Another more recent factor was the efforts of Zhao Ziyang, the Party Secretary of Sìchuān in 1975. After the Great Leap Forward, when an estimated 10% of Sìchuān’s population died of starvation, Ziyang became the driving force behind agricultural and economic reforms that restored farming output. He reinstated the ‘Responsibility System’, whereby plots of land were granted to farming families on the proviso that they sold a quota of crops to the state. Any additional profits or losses would be borne by the families. This household-focused approach was so successful that it became the national model. Sìchuān continues to be a major producer of the nation’s grain, soybeans and pork.

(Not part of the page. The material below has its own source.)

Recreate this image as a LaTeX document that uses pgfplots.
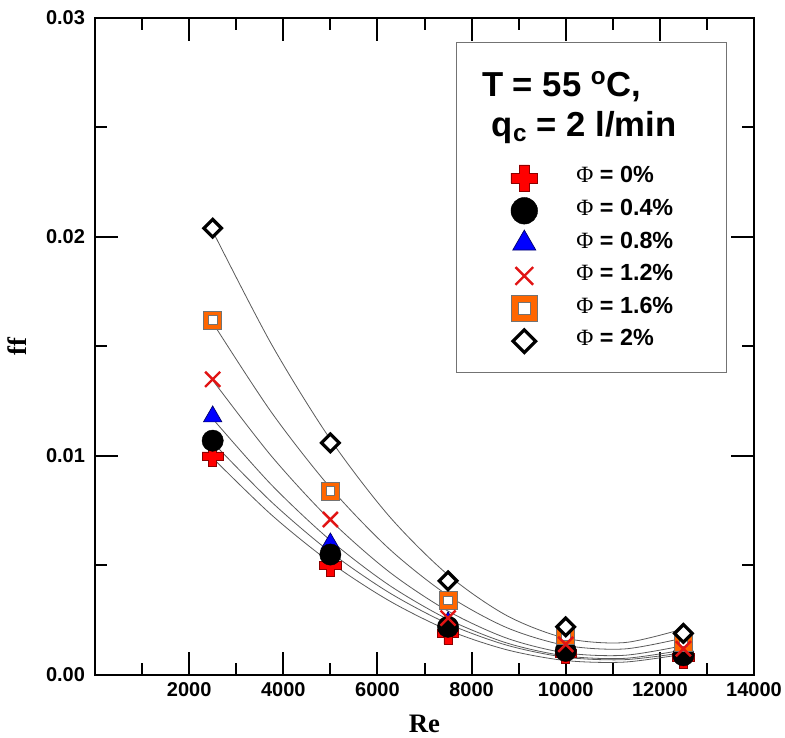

Catastrophe struck the region on 12 May 2008, when the Wènchuān earthquake measuring 7.9 on the Richter scale hit the province’s central region. Some sources reported it killed more than 88,000 people, as many as 10,000 of them school children, and left millions more injured or homeless. The trillion-yuan aid and rebuilding effort continues in the remote, mountainous areas. The main road linking Chéngdū with Jiǔzhàigōu took four years to reopen, and now travellers on that route will see brand-new villages rising from the rubble. In the areas surrounding the city of Wènchuān, the earthquake's epicentre, significant damage is still apparent nearly a decade on.